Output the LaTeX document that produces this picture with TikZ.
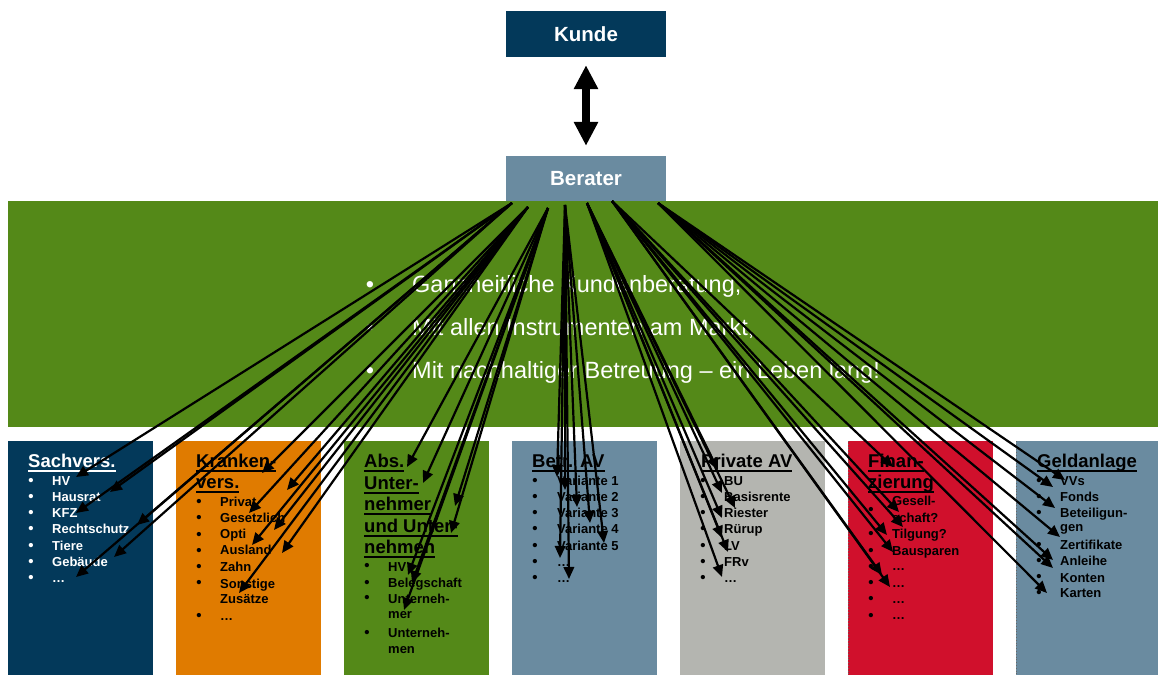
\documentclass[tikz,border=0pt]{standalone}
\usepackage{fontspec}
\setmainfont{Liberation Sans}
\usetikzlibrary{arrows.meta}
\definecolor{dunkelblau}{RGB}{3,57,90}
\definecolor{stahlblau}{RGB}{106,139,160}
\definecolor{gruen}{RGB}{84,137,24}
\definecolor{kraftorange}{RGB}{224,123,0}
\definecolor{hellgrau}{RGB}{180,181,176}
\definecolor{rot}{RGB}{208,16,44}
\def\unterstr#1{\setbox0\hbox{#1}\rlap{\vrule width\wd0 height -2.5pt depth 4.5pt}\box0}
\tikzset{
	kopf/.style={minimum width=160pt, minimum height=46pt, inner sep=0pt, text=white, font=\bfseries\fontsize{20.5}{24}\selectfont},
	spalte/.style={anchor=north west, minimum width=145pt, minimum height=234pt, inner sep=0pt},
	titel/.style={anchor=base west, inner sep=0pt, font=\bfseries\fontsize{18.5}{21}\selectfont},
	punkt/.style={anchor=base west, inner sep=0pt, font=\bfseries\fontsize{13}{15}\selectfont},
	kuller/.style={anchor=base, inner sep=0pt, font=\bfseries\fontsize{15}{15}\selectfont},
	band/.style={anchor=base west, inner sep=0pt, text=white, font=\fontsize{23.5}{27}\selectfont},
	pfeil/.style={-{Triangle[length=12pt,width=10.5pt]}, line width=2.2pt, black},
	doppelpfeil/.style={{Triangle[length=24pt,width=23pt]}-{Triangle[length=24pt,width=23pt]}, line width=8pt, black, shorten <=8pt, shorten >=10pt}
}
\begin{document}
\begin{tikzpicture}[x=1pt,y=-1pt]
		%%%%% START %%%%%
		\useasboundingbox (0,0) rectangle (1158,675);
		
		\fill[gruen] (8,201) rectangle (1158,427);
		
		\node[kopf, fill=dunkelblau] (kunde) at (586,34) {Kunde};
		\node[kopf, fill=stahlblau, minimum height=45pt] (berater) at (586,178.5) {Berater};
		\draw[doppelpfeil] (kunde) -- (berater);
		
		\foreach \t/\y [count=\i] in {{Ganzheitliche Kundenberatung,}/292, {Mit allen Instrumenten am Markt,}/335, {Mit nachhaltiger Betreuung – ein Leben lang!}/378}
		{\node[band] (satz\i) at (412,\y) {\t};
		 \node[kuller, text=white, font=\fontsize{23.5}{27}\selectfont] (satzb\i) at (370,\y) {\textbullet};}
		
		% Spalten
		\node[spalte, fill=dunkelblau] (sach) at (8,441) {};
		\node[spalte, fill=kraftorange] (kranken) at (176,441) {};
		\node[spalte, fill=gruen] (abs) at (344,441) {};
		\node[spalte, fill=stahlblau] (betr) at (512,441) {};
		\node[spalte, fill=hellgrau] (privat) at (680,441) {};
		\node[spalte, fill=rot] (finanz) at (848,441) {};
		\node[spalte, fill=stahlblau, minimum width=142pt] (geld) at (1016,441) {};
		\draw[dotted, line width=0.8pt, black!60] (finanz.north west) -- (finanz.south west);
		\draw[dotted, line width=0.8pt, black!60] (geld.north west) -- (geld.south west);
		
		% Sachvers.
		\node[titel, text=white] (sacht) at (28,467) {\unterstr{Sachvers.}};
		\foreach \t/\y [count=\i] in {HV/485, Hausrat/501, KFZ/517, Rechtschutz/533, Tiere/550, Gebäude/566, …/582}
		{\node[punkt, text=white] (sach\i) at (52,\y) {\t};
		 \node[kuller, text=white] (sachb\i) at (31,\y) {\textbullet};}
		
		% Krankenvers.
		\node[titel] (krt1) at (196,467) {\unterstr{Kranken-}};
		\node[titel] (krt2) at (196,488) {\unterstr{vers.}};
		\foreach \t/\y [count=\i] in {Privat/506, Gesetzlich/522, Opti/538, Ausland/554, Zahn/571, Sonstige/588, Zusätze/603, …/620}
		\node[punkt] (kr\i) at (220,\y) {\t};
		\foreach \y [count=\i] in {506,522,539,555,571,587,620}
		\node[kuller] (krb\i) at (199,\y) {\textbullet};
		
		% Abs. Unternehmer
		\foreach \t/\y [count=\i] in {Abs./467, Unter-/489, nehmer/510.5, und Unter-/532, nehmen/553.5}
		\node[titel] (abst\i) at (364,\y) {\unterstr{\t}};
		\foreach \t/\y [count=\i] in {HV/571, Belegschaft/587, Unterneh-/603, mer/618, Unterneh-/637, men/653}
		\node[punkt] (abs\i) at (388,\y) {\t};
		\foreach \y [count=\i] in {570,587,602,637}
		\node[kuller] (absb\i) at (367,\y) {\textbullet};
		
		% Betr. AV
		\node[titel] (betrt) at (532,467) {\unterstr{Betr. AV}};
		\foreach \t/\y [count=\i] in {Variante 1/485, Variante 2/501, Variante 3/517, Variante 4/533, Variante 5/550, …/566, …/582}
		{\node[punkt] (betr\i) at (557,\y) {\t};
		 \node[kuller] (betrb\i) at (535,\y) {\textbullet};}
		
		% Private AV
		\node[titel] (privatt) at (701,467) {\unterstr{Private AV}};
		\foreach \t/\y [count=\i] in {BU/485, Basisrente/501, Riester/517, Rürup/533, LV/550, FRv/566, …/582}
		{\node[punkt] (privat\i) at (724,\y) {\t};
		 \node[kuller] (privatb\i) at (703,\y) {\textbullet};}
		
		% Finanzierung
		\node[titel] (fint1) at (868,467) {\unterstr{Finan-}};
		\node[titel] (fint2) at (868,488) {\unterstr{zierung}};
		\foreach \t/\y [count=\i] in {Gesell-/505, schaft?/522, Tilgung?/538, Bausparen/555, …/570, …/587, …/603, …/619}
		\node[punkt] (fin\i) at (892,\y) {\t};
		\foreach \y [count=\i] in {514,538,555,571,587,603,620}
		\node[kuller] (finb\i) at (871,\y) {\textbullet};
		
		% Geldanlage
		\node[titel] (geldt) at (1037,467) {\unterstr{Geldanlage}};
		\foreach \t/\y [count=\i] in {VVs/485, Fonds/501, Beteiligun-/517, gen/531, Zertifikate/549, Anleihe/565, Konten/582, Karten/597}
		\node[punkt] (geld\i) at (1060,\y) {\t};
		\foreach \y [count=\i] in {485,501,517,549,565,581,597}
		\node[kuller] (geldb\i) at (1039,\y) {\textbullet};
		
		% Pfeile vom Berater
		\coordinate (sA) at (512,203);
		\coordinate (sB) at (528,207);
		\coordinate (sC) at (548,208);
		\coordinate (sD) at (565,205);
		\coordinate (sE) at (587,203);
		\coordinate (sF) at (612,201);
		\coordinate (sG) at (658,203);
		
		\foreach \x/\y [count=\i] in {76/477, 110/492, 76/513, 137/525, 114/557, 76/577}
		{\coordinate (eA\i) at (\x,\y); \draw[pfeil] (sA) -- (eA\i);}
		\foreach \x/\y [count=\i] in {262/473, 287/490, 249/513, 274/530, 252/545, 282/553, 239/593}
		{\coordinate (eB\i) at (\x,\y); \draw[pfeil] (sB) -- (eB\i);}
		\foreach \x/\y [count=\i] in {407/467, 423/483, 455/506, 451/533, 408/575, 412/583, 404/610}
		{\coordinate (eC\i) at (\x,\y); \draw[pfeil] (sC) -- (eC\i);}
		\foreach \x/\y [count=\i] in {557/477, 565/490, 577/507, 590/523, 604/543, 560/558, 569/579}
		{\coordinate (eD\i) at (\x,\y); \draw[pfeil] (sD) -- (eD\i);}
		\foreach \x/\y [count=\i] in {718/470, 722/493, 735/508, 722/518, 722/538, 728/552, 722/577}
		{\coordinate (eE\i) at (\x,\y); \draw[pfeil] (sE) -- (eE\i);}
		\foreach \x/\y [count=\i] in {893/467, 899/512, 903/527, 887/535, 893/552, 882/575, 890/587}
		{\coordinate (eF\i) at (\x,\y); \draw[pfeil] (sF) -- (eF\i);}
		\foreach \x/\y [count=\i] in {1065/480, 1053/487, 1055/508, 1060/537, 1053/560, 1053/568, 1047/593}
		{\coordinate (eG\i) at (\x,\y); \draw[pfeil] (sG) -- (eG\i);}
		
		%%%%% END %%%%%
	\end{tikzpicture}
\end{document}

▸ **What you are asked to do**
Go from the first line of the listing to the line holding "(satzb\i) at (370,\y)" and, please, transcribe those lines exactly, both included, with no pictures.

▸ **Solution for this problem**
Output the LaTeX document that produces this picture with TikZ.
\documentclass[tikz,border=0pt]{standalone}
\usepackage{fontspec}
\setmainfont{Liberation Sans}
\usetikzlibrary{arrows.meta}
\definecolor{dunkelblau}{RGB}{3,57,90}
\definecolor{stahlblau}{RGB}{106,139,160}
\definecolor{gruen}{RGB}{84,137,24}
\definecolor{kraftorange}{RGB}{224,123,0}
\definecolor{hellgrau}{RGB}{180,181,176}
\definecolor{rot}{RGB}{208,16,44}
\def\unterstr#1{\setbox0\hbox{#1}\rlap{\vrule width\wd0 height -2.5pt depth 4.5pt}\box0}
\tikzset{
	kopf/.style={minimum width=160pt, minimum height=46pt, inner sep=0pt, text=white, font=\bfseries\fontsize{20.5}{24}\selectfont},
	spalte/.style={anchor=north west, minimum width=145pt, minimum height=234pt, inner sep=0pt},
	titel/.style={anchor=base west, inner sep=0pt, font=\bfseries\fontsize{18.5}{21}\selectfont},
	punkt/.style={anchor=base west, inner sep=0pt, font=\bfseries\fontsize{13}{15}\selectfont},
	kuller/.style={anchor=base, inner sep=0pt, font=\bfseries\fontsize{15}{15}\selectfont},
	band/.style={anchor=base west, inner sep=0pt, text=white, font=\fontsize{23.5}{27}\selectfont},
	pfeil/.style={-{Triangle[length=12pt,width=10.5pt]}, line width=2.2pt, black},
	doppelpfeil/.style={{Triangle[length=24pt,width=23pt]}-{Triangle[length=24pt,width=23pt]}, line width=8pt, black, shorten <=8pt, shorten >=10pt}
}
\begin{document}
\begin{tikzpicture}[x=1pt,y=-1pt]
		%%%%% START %%%%%
		\useasboundingbox (0,0) rectangle (1158,675);
		
		\fill[gruen] (8,201) rectangle (1158,427);
		
		\node[kopf, fill=dunkelblau] (kunde) at (586,34) {Kunde};
		\node[kopf, fill=stahlblau, minimum height=45pt] (berater) at (586,178.5) {Berater};
		\draw[doppelpfeil] (kunde) -- (berater);
		
		\foreach \t/\y [count=\i] in {{Ganzheitliche Kundenberatung,}/292, {Mit allen Instrumenten am Markt,}/335, {Mit nachhaltiger Betreuung – ein Leben lang!}/378}
		{\node[band] (satz\i) at (412,\y) {\t};
		 \node[kuller, text=white, font=\fontsize{23.5}{27}\selectfont] (satzb\i) at (370,\y) {\textbullet};}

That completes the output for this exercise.